- _YOUR GOAL_: From the entries below, count every line that contains the word "this". Please give the number and nothing else.

- _MATERIAL TO PROCESS_:
※

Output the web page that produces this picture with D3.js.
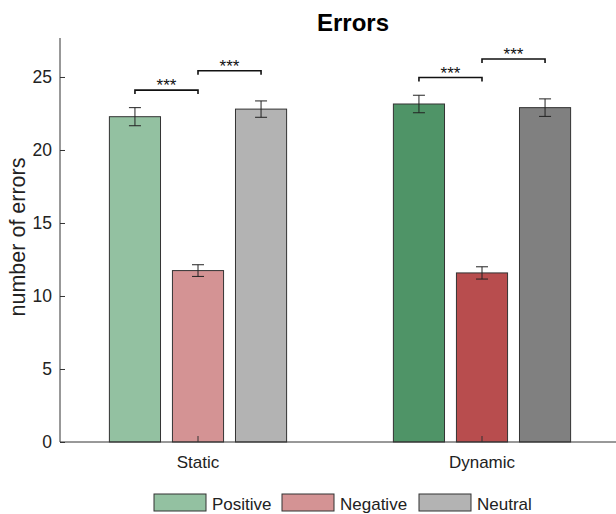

※

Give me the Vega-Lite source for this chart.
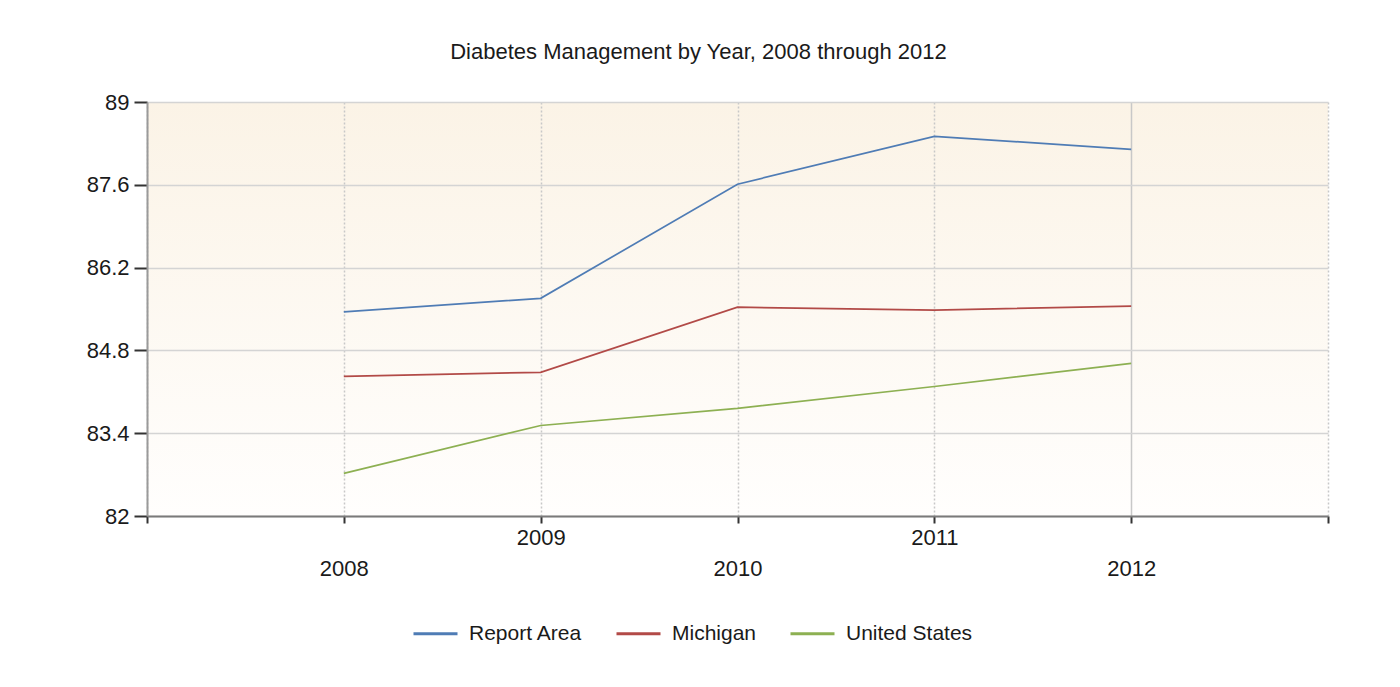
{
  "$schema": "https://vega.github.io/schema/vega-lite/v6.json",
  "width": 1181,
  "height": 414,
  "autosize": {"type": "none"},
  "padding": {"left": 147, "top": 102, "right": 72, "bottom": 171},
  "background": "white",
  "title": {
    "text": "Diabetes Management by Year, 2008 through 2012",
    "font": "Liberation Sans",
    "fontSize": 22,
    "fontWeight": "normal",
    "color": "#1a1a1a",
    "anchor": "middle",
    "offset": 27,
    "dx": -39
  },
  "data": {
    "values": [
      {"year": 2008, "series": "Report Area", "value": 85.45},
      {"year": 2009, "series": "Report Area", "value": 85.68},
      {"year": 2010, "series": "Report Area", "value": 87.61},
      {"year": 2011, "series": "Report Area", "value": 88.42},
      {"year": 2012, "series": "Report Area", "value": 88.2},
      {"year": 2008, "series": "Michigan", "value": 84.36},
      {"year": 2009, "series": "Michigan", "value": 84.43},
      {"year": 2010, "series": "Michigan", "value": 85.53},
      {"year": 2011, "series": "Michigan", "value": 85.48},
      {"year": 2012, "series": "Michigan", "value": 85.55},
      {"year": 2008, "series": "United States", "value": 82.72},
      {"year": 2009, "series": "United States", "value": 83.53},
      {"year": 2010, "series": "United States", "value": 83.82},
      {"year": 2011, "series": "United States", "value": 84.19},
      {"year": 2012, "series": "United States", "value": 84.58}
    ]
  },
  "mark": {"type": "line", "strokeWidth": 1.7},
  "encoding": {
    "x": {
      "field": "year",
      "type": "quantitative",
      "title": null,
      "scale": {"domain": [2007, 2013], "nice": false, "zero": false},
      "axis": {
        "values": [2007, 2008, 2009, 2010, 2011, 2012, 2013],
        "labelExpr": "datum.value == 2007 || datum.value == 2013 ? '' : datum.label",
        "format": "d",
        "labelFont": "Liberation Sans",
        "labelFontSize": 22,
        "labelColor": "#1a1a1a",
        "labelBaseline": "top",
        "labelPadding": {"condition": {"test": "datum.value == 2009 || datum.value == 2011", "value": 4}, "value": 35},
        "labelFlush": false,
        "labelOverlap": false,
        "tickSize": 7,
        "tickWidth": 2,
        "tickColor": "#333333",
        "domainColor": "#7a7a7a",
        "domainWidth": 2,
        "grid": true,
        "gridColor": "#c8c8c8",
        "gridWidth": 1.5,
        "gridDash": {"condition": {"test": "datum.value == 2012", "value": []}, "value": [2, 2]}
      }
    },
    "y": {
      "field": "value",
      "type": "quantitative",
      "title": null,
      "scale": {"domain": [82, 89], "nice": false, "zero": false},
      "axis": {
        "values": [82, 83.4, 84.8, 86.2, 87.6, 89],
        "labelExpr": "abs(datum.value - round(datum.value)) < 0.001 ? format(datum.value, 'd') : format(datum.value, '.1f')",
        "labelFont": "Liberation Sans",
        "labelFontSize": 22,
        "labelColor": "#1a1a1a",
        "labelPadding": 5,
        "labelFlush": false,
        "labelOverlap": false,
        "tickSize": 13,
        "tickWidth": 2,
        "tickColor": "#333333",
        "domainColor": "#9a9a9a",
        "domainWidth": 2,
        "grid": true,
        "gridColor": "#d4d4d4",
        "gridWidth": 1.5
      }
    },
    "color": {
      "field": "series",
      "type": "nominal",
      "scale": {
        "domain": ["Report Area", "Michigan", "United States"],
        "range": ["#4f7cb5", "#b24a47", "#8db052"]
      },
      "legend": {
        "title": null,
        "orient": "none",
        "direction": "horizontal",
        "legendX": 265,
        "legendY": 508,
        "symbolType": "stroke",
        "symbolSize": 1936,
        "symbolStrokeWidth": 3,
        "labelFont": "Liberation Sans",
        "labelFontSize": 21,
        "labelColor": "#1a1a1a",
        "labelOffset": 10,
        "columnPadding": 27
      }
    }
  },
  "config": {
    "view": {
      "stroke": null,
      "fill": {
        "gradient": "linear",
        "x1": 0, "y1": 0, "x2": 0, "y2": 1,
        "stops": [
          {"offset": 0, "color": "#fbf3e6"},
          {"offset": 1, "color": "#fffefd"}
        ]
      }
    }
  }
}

※

- _OUTPUT BELOW_: 2